30 NOVEMBER 1907, Page 25

Essays and Addresses. By John Henry Bridges, M.B. With an

Introduction by Frederic Harrison. (Chapman and Hall. 12s. 61 net.)—Part I. of this volume contains five addresses given by Dr. Bridges on various occasions and to various audiences. The first, "Prayer and Work," was given on January 1st, 1879, and was the first of the New Year addresses which are a familiar function in the Positivist Society. It is an exposition of the religious element in the Positivist faith. " Man the Creature of Humanity," " Religion and Progress," and "Love the Principle" were also spoken to Positivist meetings ; while "Some Guiding Principles in the Philosophy of History " was given as a lecture to the Sociological Society. Part II. consists of "Commemorative Addresses," which illustrate what we may venture to call red-letter days in the Positivist Calendar : Thales, Bacon, Harvey, as " Heroes of Thought," and as "Heroes of Literature" Dante, Calderon, and, put together in a combination which is, perhaps, a little surprising, Corneille and Diderot,—we wonder what those two antagonistic souls would have thought of the alliance. Finally, we have an account of the Positivist Calendar in general in the " Day of All the Dead," an address given on the last day of 1906. This summary indicates a very wide range of intellectual activity. Few men had such a variety of interests ; still fewer united this variety with an unceasing practical work. Mr. Frederic Harrison has constructed an eminently characteristic memorial of his friend and colleague. The introduction with which he prefaces the collection is especially informing. We could not desire to have a better account of Dr. Bridges's general attitude of thought and feeling.
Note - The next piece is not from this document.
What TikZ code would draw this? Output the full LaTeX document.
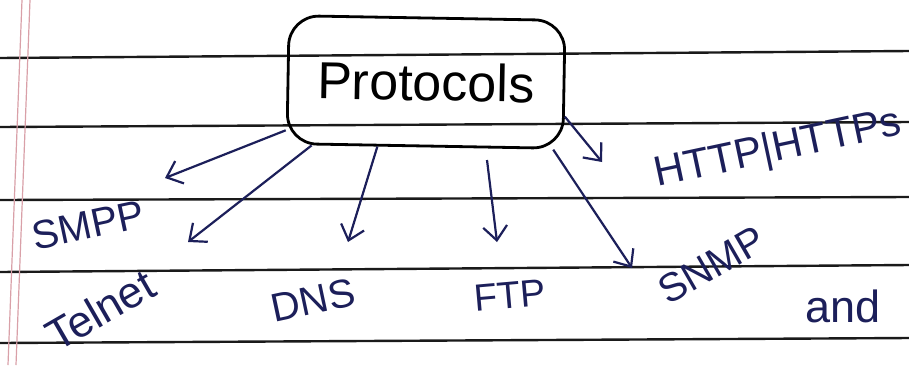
\documentclass[tikz,border=0pt]{standalone}
\usepackage{fontspec}
\setmainfont{Liberation Sans}
\usetikzlibrary{arrows.meta}
\definecolor{ink}{HTML}{1C1F5A}
\definecolor{rule}{HTML}{1A1A1A}
\definecolor{margin}{HTML}{D9A0A8}
\tikzset{
  x=1pt,y=-1pt,
  ruling/.style={draw=rule,line width=2.4pt},
  marginline/.style={draw=margin,line width=1.2pt},
  mainbox/.style={draw=black,line width=2.8pt,rounded corners=30pt,minimum width=276pt,minimum height=128pt,inner sep=0pt,font=\fontsize{52}{52}\selectfont,text=black},
  link/.style={draw=ink,line width=2.2pt,-{Straight Barb[length=14pt,width=24pt,line width=2.2pt]}},
  lbl/.style={text=ink,inner sep=0pt}
}
\begin{document}
\begin{tikzpicture}
\useasboundingbox (0,0) rectangle (909,365);
\fill[white] (0,0) rectangle (909,365);
% ruled lines
\draw[ruling] (0,58) -- (909,51);
\draw[ruling] (0,127) -- (909,122);
\draw[ruling] (0,200) -- (909,197);
\draw[ruling] (0,272) -- (909,265);
\draw[ruling] (0,343) -- (909,338);
% margin
\draw[marginline] (22,0) -- (8,365);
\draw[marginline] (30,0) -- (16,365);
% central box
\node[mainbox,rotate=-1] (proto) at (426,82) {Protocols};
% arrow end points
\coordinate (esmpp) at (165,178);
\coordinate (etelnet) at (188,242);
\coordinate (edns) at (348,242);
\coordinate (sftp) at (487,160);
\coordinate (eftp) at (497,242);
\coordinate (esnmp) at (632,268);
\coordinate (ehttp) at (602,162);
% connectors
\draw[link] (proto.200) -- (esmpp);
\draw[link] (proto.210) -- (etelnet);
\draw[link] (proto.234) -- (edns);
\draw[link] (sftp) -- (eftp);
\draw[link] (proto.333) -- (esnmp);
\draw[link] (proto.347) -- (ehttp);
% labels
\node[lbl,rotate=12,font=\fontsize{40}{40}\selectfont] (smpp) at (88,225) {SMPP};
\node[lbl,rotate=30,font=\fontsize{44}{44}\selectfont] (telnet) at (100,310) {Telnet};
\node[lbl,rotate=12,font=\fontsize{40}{40}\selectfont] (dns) at (313,300) {DNS};
\node[lbl,rotate=5,font=\fontsize{38}{38}\selectfont] (ftp) at (510,295) {FTP};
\node[lbl,rotate=30,font=\fontsize{40}{40}\selectfont] (snmp) at (712,265) {SNMP};
\node[lbl,rotate=12,font=\fontsize{42}{42}\selectfont] (http) at (778,150) {HTTP|HTTPs};
\node[lbl,font=\fontsize{45}{45}\selectfont] (and) at (843,306) {and};
\end{tikzpicture}
\end{document}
Perhaps he might have spared his Christian readers the declaration that the "supermundaue visions" in which they are, it may be, weak enough to believe—as, indeed, did Harvey, Calderon, and Corneille—have "no relation to what reasonable men think and know, or to what good men and women love and desire." "No relation" ! This is not a "catholic" utterance, though we are told that Positivism is " Catholicism become scientific."